As owner and prime contractor of this EPCM project, RTI oversees the construction of everything, including the 14 km long road rail utility corridor (i.e. three inbound and two outbound tracks for coal, potash and other bulk materials). RTI buys directly from suppliers, some of whom deliver it to site where RTI sub-contractors install it. “Other times if it’s a complicated machine like a stacker reclaimer or dumper,” says LaFiandra, “they install it, commission it, and hand us the keys once it’s proven out.”
Meantime, installation of a yet another tandem rotary dumper is planned for 2014, this in turn requiring construction of a new concrete vault. During construction, the rest of the PLC controlled plant has to be in continuous operation, says LaFiandra, which will mean digging the 60 foot vault in close proximity to those facilities. He likens it to building a sky scraper in downtown Vancouver or Toronto. “You’ve got buildings all around, you have to build this massive hole and not disturb the stuff around you. So it’s a substantial job.” Like the existing dumper barrels, this one will process a unit train of up to 75 cars an hour.

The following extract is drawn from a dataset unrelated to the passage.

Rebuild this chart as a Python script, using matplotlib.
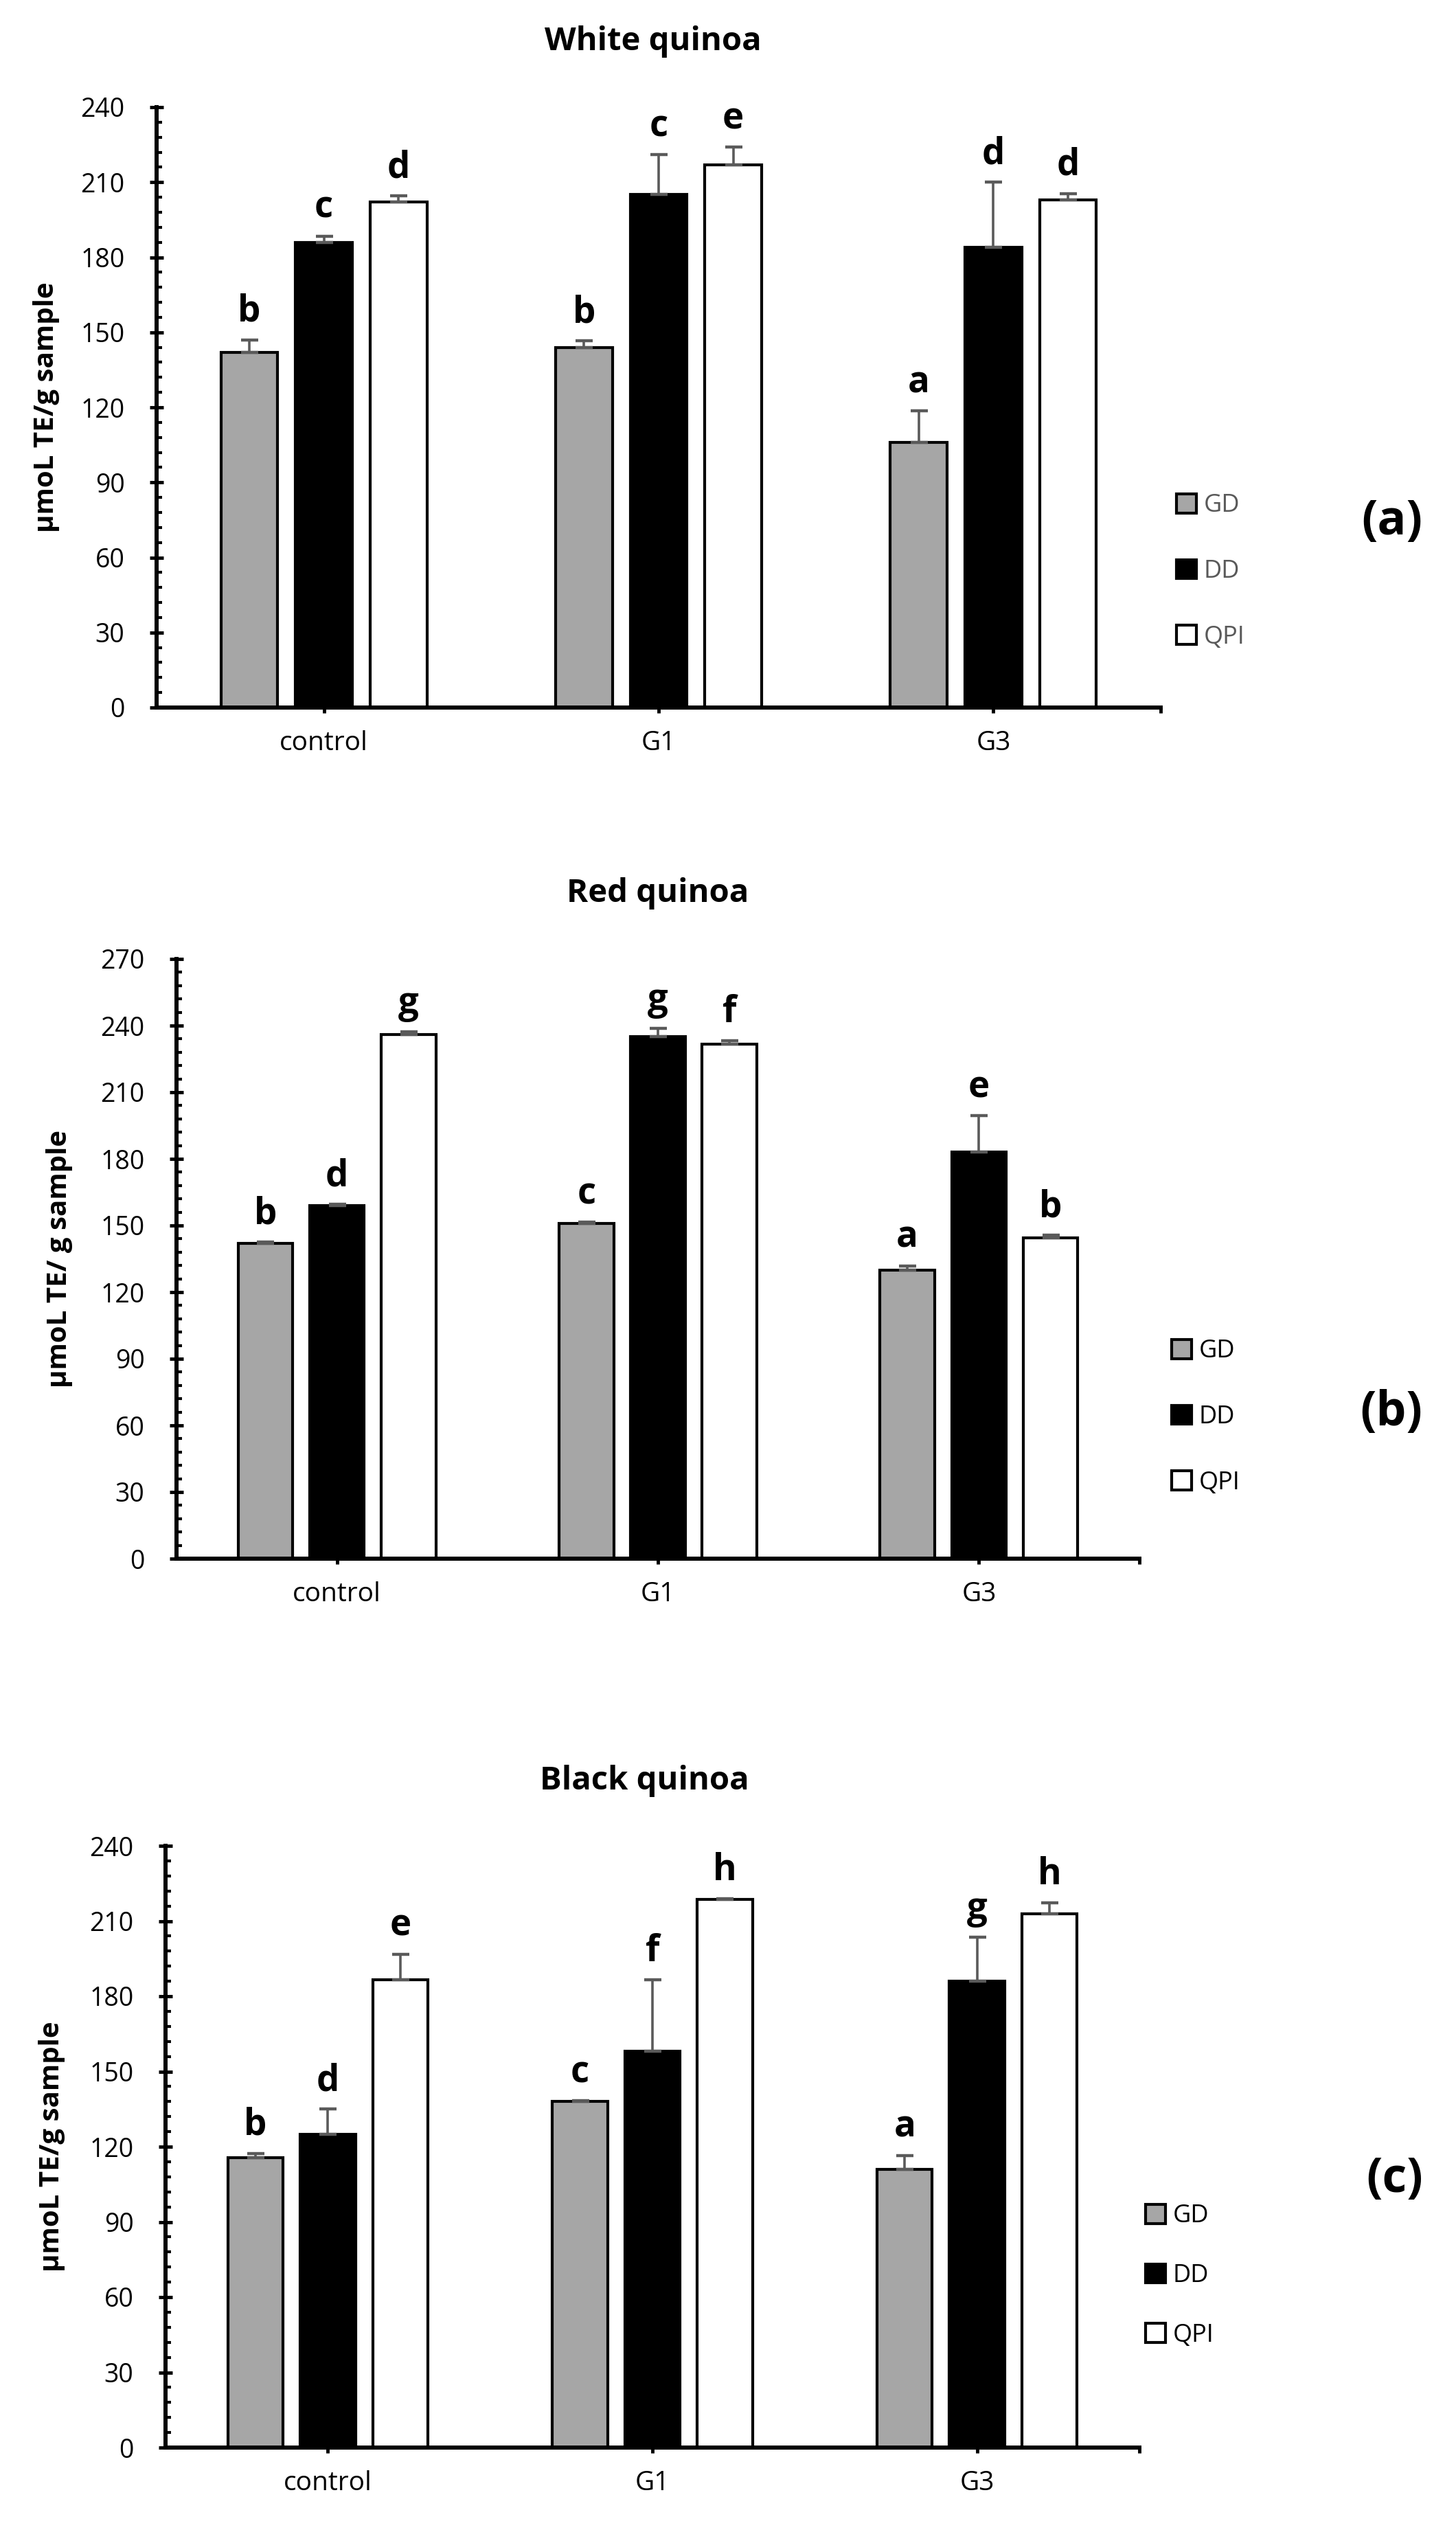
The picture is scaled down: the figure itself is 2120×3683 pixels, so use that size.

Asked if there’s anything to the rumour that yet another stacker reclaimer may also be in the offing, LaFiandra was charac
teristically cautious. “There is space to install a fourth stacker reclaimer, but at this point a fourth stacker reclaimer has not been ordered.” That may be enough for now. By 2015, however, RTI and the port authority expect the newly commission stacker-reclaimer and tandem rotary dumper barrels will more than double the terminal’s capacity to 25 Mt/y and three million tonnes of ground storage.